Perhaps you do want to get married. It’s been your lifelong dream; you have scrapbooks of wedding dresses and Pinterest boards filled with wedding cake toppers and decorative ideas. Or maybe the pressure of fitting into society standards is what drives this idea, that happiness must mean marrying the one you love. Is life really that romantic?

Often, we think we know what makes us happy, but we get it wrong. I’m yet to know of anyone who takes drugs who does it for happiness, as opposed to filling an evident void in their lives.

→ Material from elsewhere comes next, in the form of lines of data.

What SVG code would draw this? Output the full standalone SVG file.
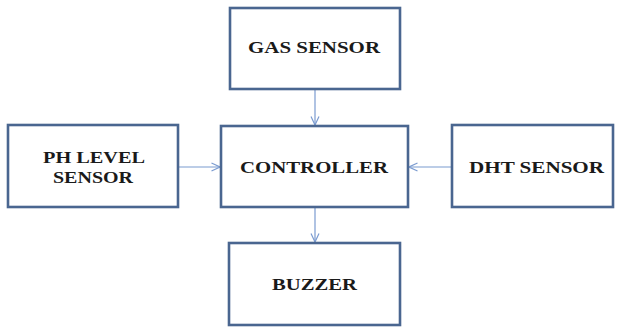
<svg xmlns="http://www.w3.org/2000/svg" width="617" height="327" viewBox="0 0 617 327">
<style>
.box{fill:#ffffff;stroke:#4a6690;stroke-width:2.6}
.lbl{font-family:"Liberation Serif","Times New Roman",serif;font-weight:bold;font-size:17px;fill:#1a1a1a;text-anchor:middle}
.con{stroke:#7b9bd0;stroke-width:1.2;fill:none}
</style>
<defs>
<marker id="ah" viewBox="0 0 10 10" refX="9.5" refY="5" markerWidth="10" markerHeight="10" markerUnits="userSpaceOnUse" orient="auto">
<path d="M1,1 L9.5,5 L1,9" fill="none" stroke="#7b9bd0" stroke-width="1.2"/>
</marker>
</defs>
<rect width="617" height="327" fill="#ffffff"/>
<g id="connectors">
<line class="con" x1="315" y1="90" x2="315" y2="125" marker-end="url(#ah)"/>
<line class="con" x1="315" y1="208" x2="315" y2="242" marker-end="url(#ah)"/>
<line class="con" x1="179" y1="167" x2="220" y2="167" marker-end="url(#ah)"/>
<line class="con" x1="451" y1="167" x2="409" y2="167" marker-end="url(#ah)"/>
</g>
<g id="gas">
<rect class="box" x="230" y="8" width="170" height="81"/>
<text class="lbl" x="314" y="53" textLength="132" lengthAdjust="spacingAndGlyphs">GAS SENSOR</text>
</g>
<g id="ph">
<rect class="box" x="8" y="125" width="170" height="82"/>
<text class="lbl" x="94" y="163" textLength="102" lengthAdjust="spacingAndGlyphs">PH LEVEL</text>
<text class="lbl" x="93" y="183" textLength="80" lengthAdjust="spacingAndGlyphs">SENSOR</text>
</g>
<g id="controller">
<rect class="box" x="221" y="126" width="187" height="81"/>
<text class="lbl" x="314" y="172.5" textLength="148" lengthAdjust="spacingAndGlyphs">CONTROLLER</text>
</g>
<g id="dht">
<rect class="box" x="452" y="125" width="161" height="82"/>
<text class="lbl" x="536.5" y="172.5" textLength="135" lengthAdjust="spacingAndGlyphs">DHT SENSOR</text>
</g>
<g id="buzzer">
<rect class="box" x="229" y="243" width="171" height="82"/>
<text class="lbl" x="314.5" y="290" textLength="85" lengthAdjust="spacingAndGlyphs">BUZZER</text>
</g>
</svg>
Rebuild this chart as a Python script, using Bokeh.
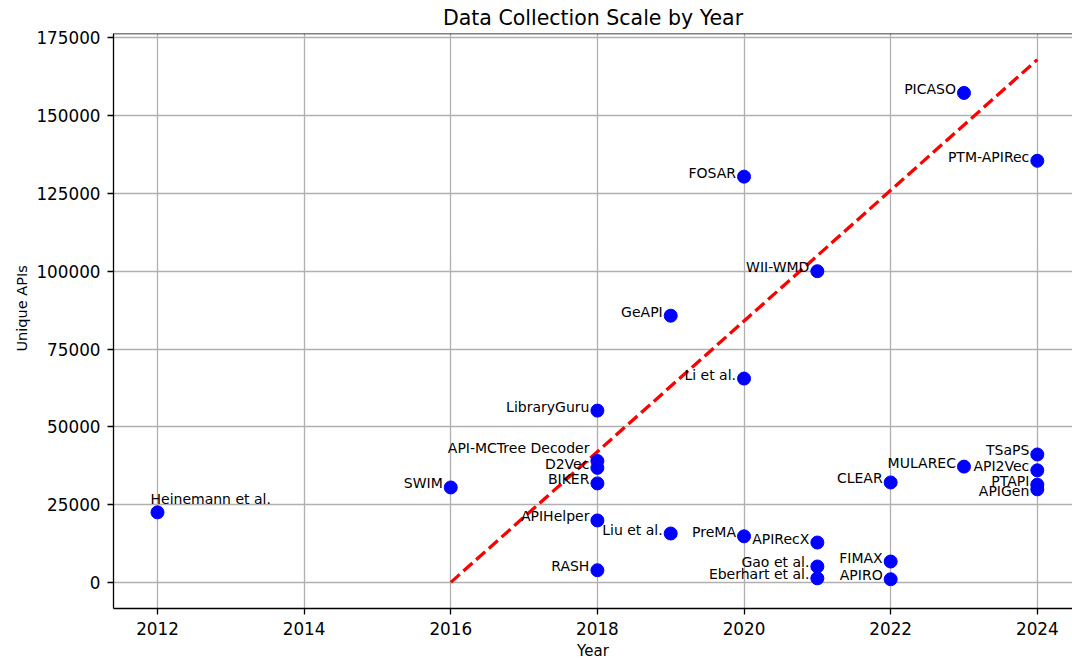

You won’t find happiness by searching, and you probably won’t find it kicking back and letting it find you. Instead, be aware of the possibility that happiness can bring. Imagine. Let your thoughts run wild at the potential opportunities life could offer you. Daydream, manifest, whatever gets your blood pumping. Except for this time, just make sure you do something about it. Full happiness is only achieved when you look deeper inside yourself, and instead of saying, “I want to be happy,” say, “What can I do to be the happiest version of myself?” and the rest will follow.